Thursday, January 24, 2008

Zionism

I am an American, a Jew, and a Zionist. America is my country. I was born in America, have lived here all my life, and have no desire to live anywhere else. I was also born into the Jewish religion and feel comfortable in it. I went into detail about my religious beliefs in an older post, How and Why I believe in God.
Zionism for me is a concern for my relatives and co-religionists who live in Israel, not for shrines of any kind. Although a yearning for a return to Israel has existed in Jewish literature for 2000 years, modern Zionism began with Theodore Herzl in the late 19th Century as an antidote to anti-semitism which still exists in some parts of the world today. Herzl believed that Jews needed a country somewhere where they could go if necessary to escape persecution. The one place that could stimulate enthusiasm on the part of Jews was the ancestral Hebrew homeland between the Jordan River and the Mediterranean Sea in what was then the Ottoman Empire and after World War I the British Mandate of Palestine.

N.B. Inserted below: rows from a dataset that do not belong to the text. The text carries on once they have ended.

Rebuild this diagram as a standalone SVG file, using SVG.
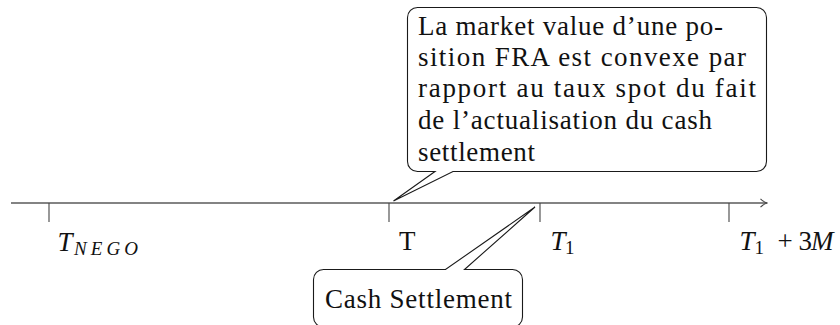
<svg xmlns="http://www.w3.org/2000/svg" width="840" height="325" viewBox="0 0 840 325">
  <style>
    .axis { stroke: #5a5a5a; stroke-width: 1.3; fill: none; }
    .tick { stroke: #444; stroke-width: 1.1; fill: none; }
    .bubble { fill: #fff; stroke: #1a1a1a; stroke-width: 1.1; stroke-linejoin: miter; }
    text { font-family: 'Liberation Serif', 'DejaVu Serif', serif; font-size: 27px; fill: #111; }
    .it { font-style: italic; }
    .sub { font-size: 19px; }
  </style>
  <defs>
    <marker id="to" viewBox="0 0 8 10" refX="7.5" refY="5" markerWidth="8" markerHeight="10" markerUnits="userSpaceOnUse" orient="auto">
      <path d="M1 0.8 Q4.5 4.2 7.5 5 Q4.5 5.8 1 9.2" fill="none" stroke="#444" stroke-width="1.1"/>
    </marker>
  </defs>

  <!-- time axis with tick marks -->
  <g id="connectors">
    <line class="axis" x1="11" y1="203" x2="767" y2="203" marker-end="url(#to)"/>
    <line class="tick" x1="49" y1="203" x2="49" y2="222"/>
    <line class="tick" x1="389" y1="203" x2="389" y2="222"/>
    <line class="tick" x1="540" y1="203" x2="540" y2="222"/>
    <line class="tick" x1="729" y1="203" x2="729" y2="222"/>
  </g>

  <!-- tick labels -->
  <g id="label-tnego">
    <text class="it" x="57.5" y="251">T</text>
    <text class="it sub" x="74" y="254.5" textLength="64" lengthAdjust="spacing">NEGO</text>
  </g>
  <g id="label-t">
    <text x="399" y="250">T</text>
  </g>
  <g id="label-t1">
    <text class="it" x="550.5" y="250">T</text>
    <text class="sub" x="565" y="254">1</text>
  </g>
  <g id="label-t1-3m">
    <text class="it" x="739.5" y="250">T</text>
    <text class="sub" x="754.5" y="254">1</text>
    <text x="785" y="250" text-anchor="middle">+</text>
    <text x="798.5" y="250">3</text>
    <text class="it" x="811" y="250">M</text>
  </g>

  <!-- upper callout pointing at T -->
  <g id="callout-convexity">
    <path class="bubble" d="M417.5 7.5 H756.5 A10 10 0 0 1 766.5 17.5 V161.5 A10 10 0 0 1 756.5 171.5 H453 L393.5 201 L435 171.5 H417.5 A10 10 0 0 1 407.5 161.5 V17.5 A10 10 0 0 1 417.5 7.5 Z"/>
    <text x="418" y="34.5" textLength="305" lengthAdjust="spacing">La market value d’une po-</text>
    <text x="418" y="65.5" textLength="328" lengthAdjust="spacing">sition FRA est convexe par</text>
    <text x="418" y="96.5" textLength="338" lengthAdjust="spacing">rapport au taux spot du fait</text>
    <text x="418" y="129" textLength="294" lengthAdjust="spacing">de l’actualisation du cash</text>
    <text x="418" y="161" textLength="117" lengthAdjust="spacing">settlement</text>
  </g>

  <!-- lower callout pointing just before T1 -->
  <g id="callout-settlement">
    <path class="bubble" d="M323.5 269.5 H445.5 L535 207 L464.5 269.5 H512.5 A10 10 0 0 1 522.5 279.5 V317 A10 10 0 0 1 512.5 327 H323.5 A10 10 0 0 1 313.5 317 V279.5 A10 10 0 0 1 323.5 269.5 Z"/>
    <text x="325" y="307.5" textLength="187" lengthAdjust="spacing">Cash Settlement</text>
  </g>
</svg>
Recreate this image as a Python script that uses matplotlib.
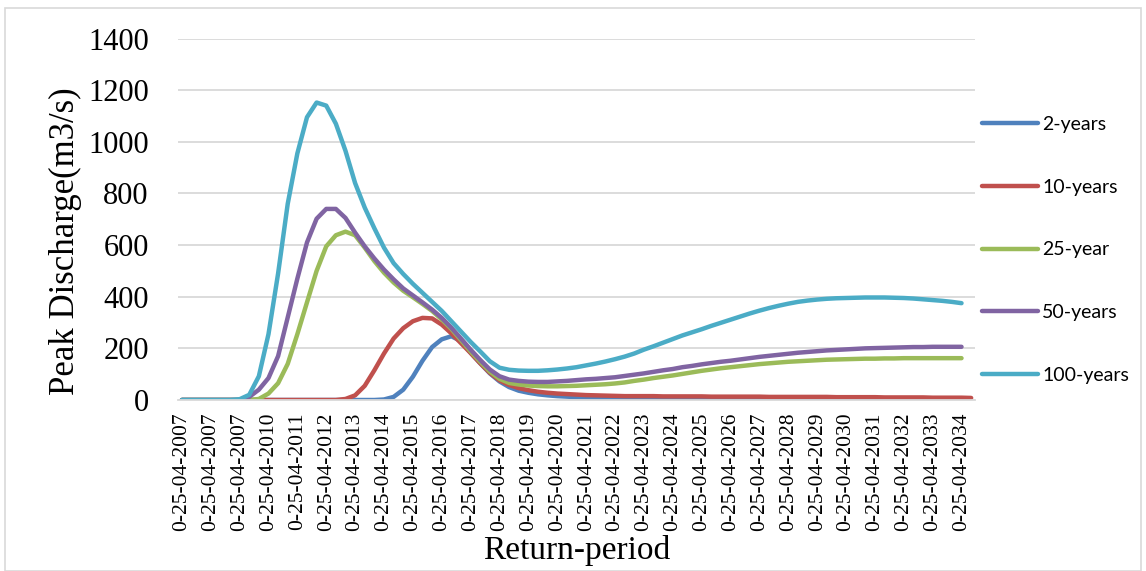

Israel has now existed as a nation state for 60 years (3 generations) and the Jewish community there goes back long before that. That in itself is a justification for Israel's existence. The people there have no other nationality. It's their home.
It was the Arab League that invaded the country in 1948, not the Israelis who were living there already. From 1948 to 1967, the Arabs could have created a Palestinian state in the West Bank and Gaza Strip, but they didn't. Jordan and Egypt simply occupied and annexed the territories. It was the surrounding Arab countries more than Israel that created the Palestinians' present predicament. Israel offered the Palestinian Arabs a nation which included most of what they wanted under the Clinton/Barak plan, but Yasser Arafat rejected it and started the Intifada.
We can only hope that the present negotiations between Israel and the West Bank will succeed, and that it will demonstrate to the Gaza people the benefits of peace.